Ask for help – “reach out” – and you won’t be shut down half as fast as in the UK, where too often people seem to default to the negative, with a lukewarm grimace and list of reasons why things might fail. In America strangers have pushed me harder than I push myself, and with a kindness and lightness that’s disarming.
Freedom and privacy
Partly due to the luxury of space, there isn’t the same atmosphere of gossip, snitching and intrusion that exists in Britain, where people are crammed together cheek-by-jowl and become accustomed to personal encroachment and constant judgement. And, depending on where you live, the federal government in Washington DC seems very far away too.
You don’t get constant letters threatening to fine you if you don’t register to vote, or pay for a TV licence. Even in big towns and cities, there are far fewer CCTV cameras, police, and very few speed traps. Your neighbours don’t nose in on your business and there’s a much bigger culture of trust in shops, which often leave goods out on the street overnight.
It would be a different story if you had the misfortune to be tangled in the justice system, and immigration officers are still so bafflingly hostile, but day-to-day life seems freer.
A road trip affords the most extraordinary window into most of the country: I’ve seen black bears cross the road in New Mexico, driven through a tornado in Georgia, followed the Rio Grande on the southern border of Texas… and while the distances may be longer, the lack of traffic and the size of the roads makes driving a genuine pleasure. A trip to the outdoors is much more doable for people on a budget, with free camping available in any national forest or tract of BLM (Bureau of Land Management) land and petrol so much cheaper.
More practically, far fewer traffic lights and the “right on red” rule mean traffic just flows, and rarely is parking too much of an issue. Even as a pedestrian, in suburban areas where every street corner is a crossing, I’ve been amazed at the politeness of drivers, who will invariably stop 50 feet back and wait until you’ve got all the way to the other side before continuing on their way.
In general, people are better behaved on the street and in parks, which are also often better patrolled than in Britain. Smoking is banned in most parks and in front of many buildings, and most people seem to have given up. There’s less littering (parks have longer lists of rules than in the UK) and dog owners always pick up after their animals, keep them on a lead, and apologise and step to the side if they are in the way.
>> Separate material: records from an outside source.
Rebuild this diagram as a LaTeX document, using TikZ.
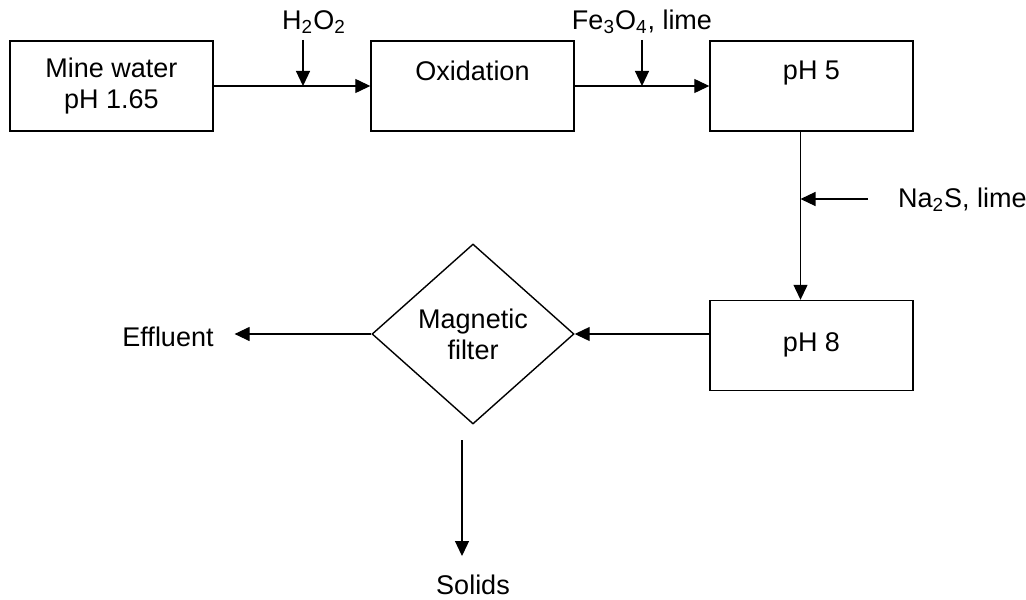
\documentclass[tikz,border=0pt]{standalone}
\usepackage{fontspec}
\setmainfont{Liberation Sans}
\usetikzlibrary{arrows.meta, positioning, shapes.geometric}

\begin{document}
\begin{tikzpicture}[
    x=0.5pt, y=-0.5pt,
    font=\fontsize{13.5}{15.5}\selectfont,
    unit/.style={
        draw=black,
        line width=0.7pt,
        minimum width=101.5pt,
        minimum height=45pt,
        align=center
    },
    filterbox/.style={
        draw=black,
        line width=0.7pt,
        diamond,
        inner sep=0pt,
        minimum width=101pt,
        minimum height=90pt,
        align=center
    },
    feed/.style={align=center},
    arrow/.style={-{Triangle[length=7.5pt,width=7pt]}, line width=0.6pt, draw=black},
]
\useasboundingbox (0,0) rectangle (1026,599);

% process units
\node[unit] (mine) at (111.5,86) {Mine water\\pH 1.65};
\node[unit] (oxid) at (472.5,86) {Oxidation\\~};
\node[unit] (ph5) at (811.5,86) {pH 5\\~};
\node[unit] (ph8) at (811.5,345.5) {\raisebox{3.5pt}{pH 8}};
\node[filterbox] (filter) at (473,334) {Magnetic\\filter};

% reagents and products
\node[feed] (h2o2) at (314,22) {H\textsubscript{2}O\textsubscript{2}};
\node[feed] (fe3o4) at (642,22) {Fe\textsubscript{3}O\textsubscript{4}, lime};
\node[feed, anchor=west] (na2s) at (891,200) {Na\textsubscript{2}S, lime};
\node[feed] (effluent) at (168,337) {Effluent};
\node[feed] (solids) at (473,585) {Solids};

\coordinate (h2top) at (303,40);
\coordinate (fetop) at (642,40);
\coordinate (natail) at (868,199);
\coordinate (ph5link) at ([xshift=-5.5pt]ph5.south);
\coordinate (soltop) at (462,440);

\draw[arrow] (mine) -- (oxid);
\draw[arrow] (oxid) -- (ph5);
\draw[arrow] (h2top) -- (h2top |- mine.east);
\draw[arrow] (fetop) -- (fetop |- oxid.east);

\draw[arrow] (ph5link) -- (ph5link |- ph8.north);
\draw[arrow] (natail) -- (natail -| ph5link);

\draw[arrow] (ph8.west |- filter.east) -- (filter.east);
\draw[arrow, shorten >=7pt] (filter.west) -- (filter.west -| effluent.east);
\draw[arrow, shorten >=6pt] (soltop) -- (soltop |- solids.north);

\end{tikzpicture}
\end{document}
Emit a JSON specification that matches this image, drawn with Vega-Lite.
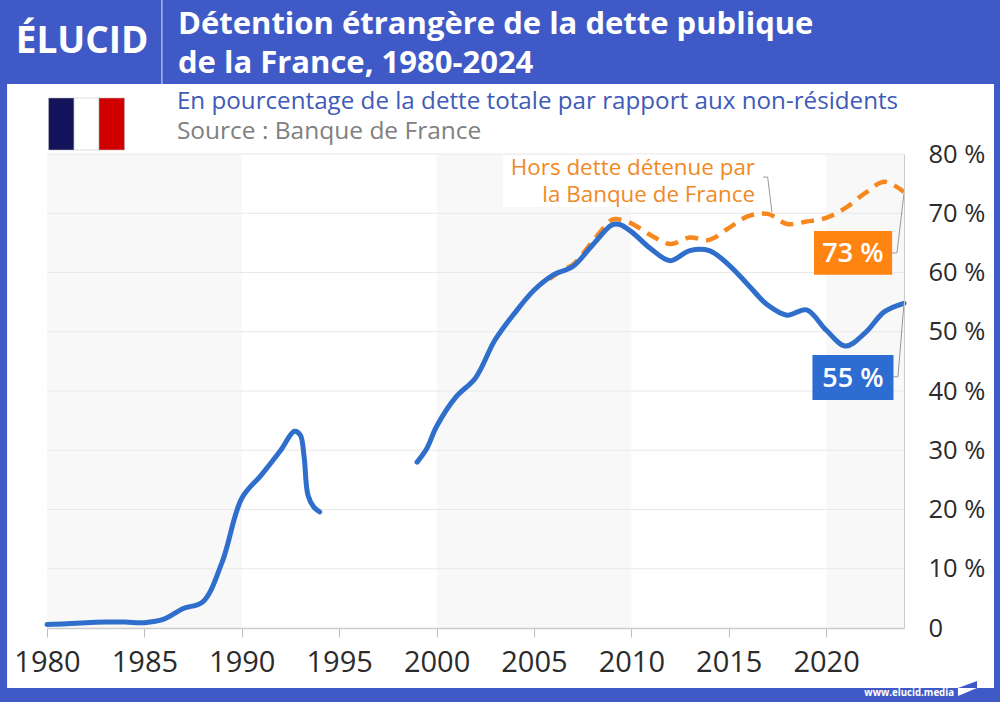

Bug screens and air conditioning
Hotels, Airbnbs, buses and trains are well ventilated and much more comfortable in summer, as you don’t have to sweat it out, as in Britain, or spend time each day trying to get rid of huge bluebottles, as bug screens in windows come as standard.
Coming back to the UK after several years in America has opened my eyes to the far superior range of products available there, especially when it comes to gadgets, outdoor equipment and food. Where many British supermarkets might have only a couple of choices of peanut butter, Americans will have half an aisle of every possible combination you could imagine, and a much bigger range of organic things.
Americans seem to decorate generously for every season, but Hallowe’en is the best of the lot. Pick an affluent historic area for the best show, where houses will use their large front gardens and porches to showcase what are often incredibly sophisticated and expensive animated figures, lighting, sound effects and just a full-on season of fun.
On October 31 itself, you can join in or just watch the marauding groups of people dressed up as sasquatches, ghosts, Godzilla or whatever else takes their fancy. The pumpkin displays at shops are incredible too.
Nowhere does barbecued meat and all of the delicious accompaniments – beans, corn, fries, collard greens – like the States. It may be wasteful, but this is the land of plenty and the nights of decadence I’ve had in Atlanta, Philadelphia, Marfa and Savannah, to name but a few, are seared into memory. Get invited to a neighbourhood “potluck” and you’ll be there for hours, swigging from delicious cold kegs of beer and piles of ribs, mac and cheese, cornbread, salads and chips and dips for days. There’s a reason this country is a world leader in obesity.